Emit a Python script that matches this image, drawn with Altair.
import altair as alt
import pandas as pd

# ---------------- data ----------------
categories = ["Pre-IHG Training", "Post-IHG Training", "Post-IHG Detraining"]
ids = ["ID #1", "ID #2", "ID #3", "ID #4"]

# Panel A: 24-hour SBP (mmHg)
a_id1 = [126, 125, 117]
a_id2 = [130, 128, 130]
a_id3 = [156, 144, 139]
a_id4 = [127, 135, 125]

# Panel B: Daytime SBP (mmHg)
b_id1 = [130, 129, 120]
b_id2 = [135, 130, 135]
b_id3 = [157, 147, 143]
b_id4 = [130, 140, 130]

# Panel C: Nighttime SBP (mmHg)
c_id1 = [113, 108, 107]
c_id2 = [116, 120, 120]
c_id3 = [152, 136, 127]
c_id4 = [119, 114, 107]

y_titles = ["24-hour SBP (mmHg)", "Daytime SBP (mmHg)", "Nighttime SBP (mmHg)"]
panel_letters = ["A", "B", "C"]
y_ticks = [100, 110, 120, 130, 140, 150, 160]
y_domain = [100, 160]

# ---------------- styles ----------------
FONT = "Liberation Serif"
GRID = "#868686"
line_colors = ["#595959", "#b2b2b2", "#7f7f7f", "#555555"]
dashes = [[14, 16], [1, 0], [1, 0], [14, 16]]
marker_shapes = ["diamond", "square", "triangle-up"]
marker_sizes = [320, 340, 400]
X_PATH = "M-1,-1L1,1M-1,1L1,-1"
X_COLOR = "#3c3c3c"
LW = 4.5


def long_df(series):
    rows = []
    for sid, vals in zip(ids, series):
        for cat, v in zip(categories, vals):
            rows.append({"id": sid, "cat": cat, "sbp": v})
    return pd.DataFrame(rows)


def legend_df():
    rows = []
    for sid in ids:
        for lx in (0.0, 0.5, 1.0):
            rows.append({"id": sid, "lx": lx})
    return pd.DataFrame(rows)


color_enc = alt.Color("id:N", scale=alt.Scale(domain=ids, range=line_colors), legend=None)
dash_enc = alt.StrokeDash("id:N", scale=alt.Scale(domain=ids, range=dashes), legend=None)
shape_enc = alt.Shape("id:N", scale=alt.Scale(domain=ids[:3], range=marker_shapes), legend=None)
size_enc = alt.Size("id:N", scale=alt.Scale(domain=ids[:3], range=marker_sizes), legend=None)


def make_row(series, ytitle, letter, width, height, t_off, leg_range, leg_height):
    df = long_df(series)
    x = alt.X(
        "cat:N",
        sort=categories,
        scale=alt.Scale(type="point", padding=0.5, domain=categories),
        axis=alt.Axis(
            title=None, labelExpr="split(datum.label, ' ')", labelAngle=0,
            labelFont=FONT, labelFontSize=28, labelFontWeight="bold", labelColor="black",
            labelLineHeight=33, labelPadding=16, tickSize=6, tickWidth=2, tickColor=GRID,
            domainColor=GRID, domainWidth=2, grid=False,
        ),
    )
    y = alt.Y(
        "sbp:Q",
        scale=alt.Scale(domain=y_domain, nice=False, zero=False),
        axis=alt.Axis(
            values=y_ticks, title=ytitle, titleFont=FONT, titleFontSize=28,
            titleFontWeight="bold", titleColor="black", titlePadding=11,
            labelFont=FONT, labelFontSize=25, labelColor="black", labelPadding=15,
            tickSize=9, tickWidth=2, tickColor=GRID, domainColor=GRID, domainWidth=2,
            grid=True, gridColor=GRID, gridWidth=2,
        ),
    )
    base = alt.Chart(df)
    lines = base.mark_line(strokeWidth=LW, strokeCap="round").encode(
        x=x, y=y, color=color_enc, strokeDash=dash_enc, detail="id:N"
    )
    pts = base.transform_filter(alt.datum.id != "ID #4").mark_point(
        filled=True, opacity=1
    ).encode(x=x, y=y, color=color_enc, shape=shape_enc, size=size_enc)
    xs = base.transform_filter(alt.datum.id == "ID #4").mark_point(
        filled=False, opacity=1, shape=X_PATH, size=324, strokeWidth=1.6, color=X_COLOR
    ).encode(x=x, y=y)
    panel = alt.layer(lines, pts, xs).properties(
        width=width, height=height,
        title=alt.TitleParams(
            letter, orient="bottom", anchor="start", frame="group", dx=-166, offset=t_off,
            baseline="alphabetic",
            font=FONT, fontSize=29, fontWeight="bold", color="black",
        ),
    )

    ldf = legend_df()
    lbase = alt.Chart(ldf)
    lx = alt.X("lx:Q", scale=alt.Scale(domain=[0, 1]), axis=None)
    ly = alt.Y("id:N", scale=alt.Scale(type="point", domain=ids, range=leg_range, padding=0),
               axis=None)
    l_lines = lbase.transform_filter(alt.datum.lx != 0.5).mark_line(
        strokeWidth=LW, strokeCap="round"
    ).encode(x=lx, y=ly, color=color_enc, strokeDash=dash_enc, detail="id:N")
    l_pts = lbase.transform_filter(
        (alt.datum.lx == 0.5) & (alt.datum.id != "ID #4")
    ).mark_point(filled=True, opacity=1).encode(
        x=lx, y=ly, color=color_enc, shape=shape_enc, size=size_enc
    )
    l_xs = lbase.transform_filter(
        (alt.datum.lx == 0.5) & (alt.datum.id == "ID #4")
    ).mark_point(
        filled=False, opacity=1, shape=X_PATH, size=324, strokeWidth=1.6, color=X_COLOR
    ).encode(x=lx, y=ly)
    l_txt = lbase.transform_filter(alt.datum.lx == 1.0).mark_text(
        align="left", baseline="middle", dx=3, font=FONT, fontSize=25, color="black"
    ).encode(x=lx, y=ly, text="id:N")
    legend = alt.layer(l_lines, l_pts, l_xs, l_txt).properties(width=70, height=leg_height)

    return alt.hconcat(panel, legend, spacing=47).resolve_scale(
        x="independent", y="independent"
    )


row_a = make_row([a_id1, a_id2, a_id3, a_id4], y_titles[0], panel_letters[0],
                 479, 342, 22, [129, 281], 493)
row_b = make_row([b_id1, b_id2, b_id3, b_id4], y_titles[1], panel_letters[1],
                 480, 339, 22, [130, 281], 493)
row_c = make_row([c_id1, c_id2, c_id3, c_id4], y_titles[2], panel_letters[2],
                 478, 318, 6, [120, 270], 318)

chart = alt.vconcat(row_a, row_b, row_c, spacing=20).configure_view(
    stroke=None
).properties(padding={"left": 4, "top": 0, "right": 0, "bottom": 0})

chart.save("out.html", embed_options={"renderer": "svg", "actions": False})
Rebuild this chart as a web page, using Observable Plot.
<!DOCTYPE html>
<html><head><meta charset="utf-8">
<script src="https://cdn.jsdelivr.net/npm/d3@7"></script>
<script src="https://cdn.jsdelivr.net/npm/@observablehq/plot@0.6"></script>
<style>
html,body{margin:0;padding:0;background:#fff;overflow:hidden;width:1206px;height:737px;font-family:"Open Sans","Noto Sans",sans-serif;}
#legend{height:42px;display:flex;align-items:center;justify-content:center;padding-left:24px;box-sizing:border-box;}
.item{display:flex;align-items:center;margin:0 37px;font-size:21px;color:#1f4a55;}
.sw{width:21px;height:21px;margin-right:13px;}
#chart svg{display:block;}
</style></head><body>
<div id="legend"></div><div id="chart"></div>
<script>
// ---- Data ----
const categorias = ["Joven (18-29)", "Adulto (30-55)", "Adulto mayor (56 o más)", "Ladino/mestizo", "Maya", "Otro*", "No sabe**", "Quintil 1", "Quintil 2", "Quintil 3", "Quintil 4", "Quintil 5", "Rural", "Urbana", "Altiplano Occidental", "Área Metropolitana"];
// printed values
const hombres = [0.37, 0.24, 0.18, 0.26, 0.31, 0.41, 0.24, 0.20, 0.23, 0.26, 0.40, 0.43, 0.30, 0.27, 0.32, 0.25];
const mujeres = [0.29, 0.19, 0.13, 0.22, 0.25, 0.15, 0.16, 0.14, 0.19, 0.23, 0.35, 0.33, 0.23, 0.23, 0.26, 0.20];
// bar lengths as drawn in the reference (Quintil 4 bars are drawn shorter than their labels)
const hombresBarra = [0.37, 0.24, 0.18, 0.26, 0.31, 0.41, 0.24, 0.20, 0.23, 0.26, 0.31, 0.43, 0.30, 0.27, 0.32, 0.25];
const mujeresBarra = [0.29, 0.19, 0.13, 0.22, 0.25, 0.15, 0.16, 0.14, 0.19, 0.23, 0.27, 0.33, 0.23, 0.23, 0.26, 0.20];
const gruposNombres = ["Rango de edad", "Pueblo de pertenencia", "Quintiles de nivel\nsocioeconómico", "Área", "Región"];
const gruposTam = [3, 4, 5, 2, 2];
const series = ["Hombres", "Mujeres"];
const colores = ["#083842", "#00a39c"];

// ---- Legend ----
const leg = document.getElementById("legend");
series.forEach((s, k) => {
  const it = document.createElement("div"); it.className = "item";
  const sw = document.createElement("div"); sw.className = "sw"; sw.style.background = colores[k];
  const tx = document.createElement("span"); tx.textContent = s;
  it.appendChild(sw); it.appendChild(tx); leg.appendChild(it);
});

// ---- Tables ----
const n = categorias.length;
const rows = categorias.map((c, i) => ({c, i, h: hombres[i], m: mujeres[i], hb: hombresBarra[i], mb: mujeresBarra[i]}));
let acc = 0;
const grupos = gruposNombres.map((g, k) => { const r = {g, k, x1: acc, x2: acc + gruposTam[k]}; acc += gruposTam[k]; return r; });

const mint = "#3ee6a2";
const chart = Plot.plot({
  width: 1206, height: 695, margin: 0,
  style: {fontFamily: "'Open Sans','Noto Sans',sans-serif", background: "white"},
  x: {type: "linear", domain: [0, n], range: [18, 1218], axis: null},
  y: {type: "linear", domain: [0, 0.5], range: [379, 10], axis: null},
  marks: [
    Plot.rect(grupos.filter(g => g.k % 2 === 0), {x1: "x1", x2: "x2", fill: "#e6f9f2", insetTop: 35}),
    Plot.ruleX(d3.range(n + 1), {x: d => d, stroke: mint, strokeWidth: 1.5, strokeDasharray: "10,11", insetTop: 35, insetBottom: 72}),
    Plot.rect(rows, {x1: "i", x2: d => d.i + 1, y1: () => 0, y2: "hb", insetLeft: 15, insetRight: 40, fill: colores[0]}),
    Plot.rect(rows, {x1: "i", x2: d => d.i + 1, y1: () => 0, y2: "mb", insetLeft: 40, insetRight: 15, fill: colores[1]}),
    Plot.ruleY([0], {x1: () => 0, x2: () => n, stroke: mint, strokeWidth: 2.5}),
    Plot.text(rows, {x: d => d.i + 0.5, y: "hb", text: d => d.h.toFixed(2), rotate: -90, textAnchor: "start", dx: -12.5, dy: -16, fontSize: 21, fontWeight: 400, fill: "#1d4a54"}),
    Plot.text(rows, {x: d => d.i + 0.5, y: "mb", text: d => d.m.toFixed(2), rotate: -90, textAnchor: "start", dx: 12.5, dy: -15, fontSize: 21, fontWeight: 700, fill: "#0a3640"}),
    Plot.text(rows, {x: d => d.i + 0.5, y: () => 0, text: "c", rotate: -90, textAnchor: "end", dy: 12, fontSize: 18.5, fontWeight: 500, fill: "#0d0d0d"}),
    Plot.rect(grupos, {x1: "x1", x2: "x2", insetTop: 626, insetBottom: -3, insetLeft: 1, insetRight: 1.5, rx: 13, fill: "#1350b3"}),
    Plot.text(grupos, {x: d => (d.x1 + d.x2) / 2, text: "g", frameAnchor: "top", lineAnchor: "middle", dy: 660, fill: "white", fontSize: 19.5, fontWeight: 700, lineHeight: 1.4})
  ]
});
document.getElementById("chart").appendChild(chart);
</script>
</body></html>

++++++++++++++++++++

-- WHAT IS BEING ASKED --
Give back, verbatim, the lines from the top of the entries above through the line containing "c_id4 = [119, 114, 107]".

-- FINAL RESULT --
Emit a Python script that matches this image, drawn with Altair.
import altair as alt
import pandas as pd

# ---------------- data ----------------
categories = ["Pre-IHG Training", "Post-IHG Training", "Post-IHG Detraining"]
ids = ["ID #1", "ID #2", "ID #3", "ID #4"]

# Panel A: 24-hour SBP (mmHg)
a_id1 = [126, 125, 117]
a_id2 = [130, 128, 130]
a_id3 = [156, 144, 139]
a_id4 = [127, 135, 125]

# Panel B: Daytime SBP (mmHg)
b_id1 = [130, 129, 120]
b_id2 = [135, 130, 135]
b_id3 = [157, 147, 143]
b_id4 = [130, 140, 130]

# Panel C: Nighttime SBP (mmHg)
c_id1 = [113, 108, 107]
c_id2 = [116, 120, 120]
c_id3 = [152, 136, 127]
c_id4 = [119, 114, 107]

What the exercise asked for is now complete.